In April 2020, the company was approved for a government grant to develop the Gen 2 system that will perform the entire test automatically. In this product, the user will insert a sample into the capsule containing the solvents that will prepare the sample for testing. The sample will then be mixed with Inspecto's nanoparticles, and at the last station the mixture will be measured by the spectrometer. This development will allow the product to be deployed throughout the entire production chain and significantly increase the number of tests performed.
Information analysis based on location, production, season, source of raw materials and more, which will enable food companies to better manage the chain of suppliers and production and serve as an advertising tool for the consumer.
Direct information from testing
Conventional laboratory equipment (HPLC / LCMC) does not provide "yes / no contamination", nor quantity of contaminants information. The instrumentation emits a series of graphs, which are decoded by the technician who operates it. With Inspecto, this translation is done instantly and transmitted from the graph of the spectrometer to the interface (the application), allowing the user to make an immediate decision. for example - whether to continue packing the product now or whether to stop and inform the plant manager.
A lot of information is collected while the test is being performed, such as the type of food, the type of toxin, the test time, location of the test, batch number, batch source and more. The gathering of information allows the company to perform further data analysis.

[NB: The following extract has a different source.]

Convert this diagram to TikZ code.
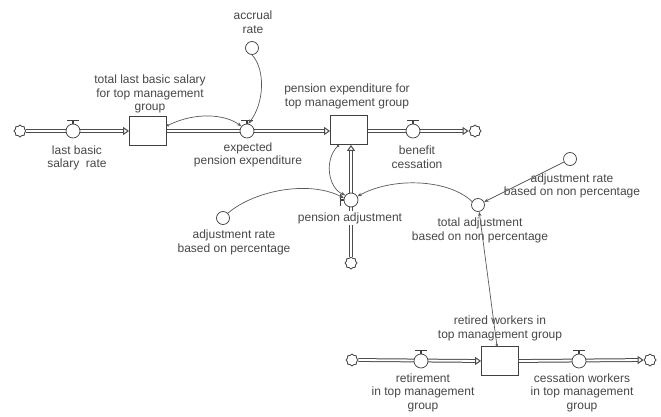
\documentclass[tikz,border=0pt]{standalone}
\usepackage{fontspec}
\setmainfont{Liberation Sans}
\usetikzlibrary{arrows.meta,shapes.symbols}

\begin{document}
\begin{tikzpicture}[x=1pt,y=-1pt,>={Stealth[length=4.5pt,width=3.5pt]},font=\fontsize{12}{13.5}\selectfont,text=black!72,
  stock node/.style={rectangle,draw=black!75,fill=white,line width=0.8pt,minimum width=37pt,minimum height=29pt,inner sep=0pt},
  valve node/.style={circle,draw=black!75,fill=white,line width=0.7pt,minimum size=14pt,inner sep=0pt},
  aux node/.style={circle,draw=black!75,fill=white,line width=0.7pt,minimum size=13pt,inner sep=0pt},
  cloud node/.style={cloud,cloud puffs=8,aspect=1,draw=black!75,fill=white,line width=0.8pt,minimum size=12pt,inner sep=0pt},
  label node/.style={align=center,inner sep=0pt},
  pipe/.style={draw=black!70,double=white,double distance=1.8pt,line width=1pt,-{Triangle[open,length=6pt,width=8pt]}},
  link/.style={->,draw=black!65,line width=0.7pt},
  valve bar/.style={draw=black!75,line width=1.1pt}]
  \useasboundingbox (0,0) rectangle (661,417);

  % clouds and stocks
  \node[cloud node] (c1) at (20,131) {};
  \node[stock node] (tlbs) at (148,131) {};
  \node[stock node] (pe) at (349,130) {};
  \node[cloud node] (c2) at (475,131) {};
  \node[cloud node] (c3) at (351,263) {};
  \node[cloud node] (c4) at (352,360) {};
  \node[stock node] (rw) at (500,361) {};
  \node[cloud node] (c5) at (650,360) {};

  % pipes
  \draw[pipe] (c1.east) -- (tlbs.west);
  \draw[pipe] (tlbs.east) -- (pe.west |- tlbs.east);
  \draw[pipe] (pe.east |- tlbs.east) -- (c2.west);
  \draw[pipe] (c3.north) -- (c3.north |- pe.south);
  \draw[pipe] (c4.east) -- (rw.west);
  \draw[pipe] (rw.east) -- (c5.west);

  % valves
  \node[valve node] (lbsr) at (73,131) {};
  \node[valve node] (epe) at (247,131) {};
  \node[valve node] (bc) at (413,131) {};
  \node[valve node] (pa) at (351,200) {};
  \node[valve node] (ret) at (421,361) {};
  \node[valve node] (cw) at (579,361) {};
  \foreach \v in {lbsr,epe,bc,ret,cw}
    \draw[valve bar] (\v.north) -- ++(0,-3) ++(-6,0) -- ++(12,0);
  \draw[valve bar] (pa.west) -- ++(-3,0) ++(0,-6) -- ++(0,12);

  % auxiliaries
  \node[aux node] (ar) at (252,48) {};
  \node[aux node] (arbp) at (223,218) {};
  \node[aux node] (tabnp) at (478,205) {};
  \node[aux node] (arbnp) at (570,159) {};

  % labels
  \node[label node] (l1) at (77,158) {last basic\\salary\ \ rate};
  \node[label node] (l2) at (150,94) {total last basic salary\\for top management\\group};
  \node[label node] (l3) at (248,155) {expected\\pension expenditure};
  \node[label node] (l4) at (253,22) {accrual\\rate};
  \node[label node] (l5) at (347,96.5) {pension expenditure for\\top management group};
  \node[label node] (l6) at (417,157) {benefit\\cessation};
  \node[label node] (l7) at (572,186) {adjustment rate\\based on non percentage};
  \node[label node,fill=white,inner sep=1pt] (l8) at (350,218) {pension adjustment};
  \node[label node] (l9) at (480,230.5) {total adjustment\\based on non percentage};
  \node[label node] (l10) at (234,242.5) {adjustment rate\\based on percentage};
  \node[label node] (l11) at (500,328.5) {retired workers in\\top management group};
  \node[label node] (l12) at (423,392.5) {retirement\\in top management\\group};
  \node[label node] (l13) at (582,392.5) {cessation workers\\in top management\\group};

  % connectors
  \draw[link,{Circle[open,length=2.5pt]}->] (tlbs.15) .. controls (195,112) and (225,114) .. (epe.140);
  \draw[link] (ar.south) .. controls (266,70) and (264,104) .. (epe.80);
  \draw[link,{Circle[open,length=2.5pt]}->] ([xshift=-10pt]pe.south) .. controls (324,160) and (328,188) .. (pa.140);
  \draw[link] (arbp.45) .. controls (255,190) and (310,180) .. (pa.165);
  \draw[link] (tabnp.150) .. controls (450,180) and (395,176) .. (pa.30);
  \draw[link] (arbnp) -- (tabnp);
  \draw[link,{Circle[open,length=2.5pt]}->] ([xshift=-3pt]rw.north) -- (tabnp.-80);
\end{tikzpicture}
\end{document}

Data Analysis and Big Data
When Inspecto reaches a mass of data, the company will be able to offer a number of advanced services -
1. The company's customers will be able to receive analysis of toxins by location, time of year, source of raw materials, etc., in order to improve and streamline the operation and minimize exposure to toxins.
2. Other platforms will be able to access the company's information through the API, so that they can use it for a fee. For example, many companies today testing the freshness of products have already approached Inspecto to integrate with existing information (their technology is unable to detect substances at low concentration levels).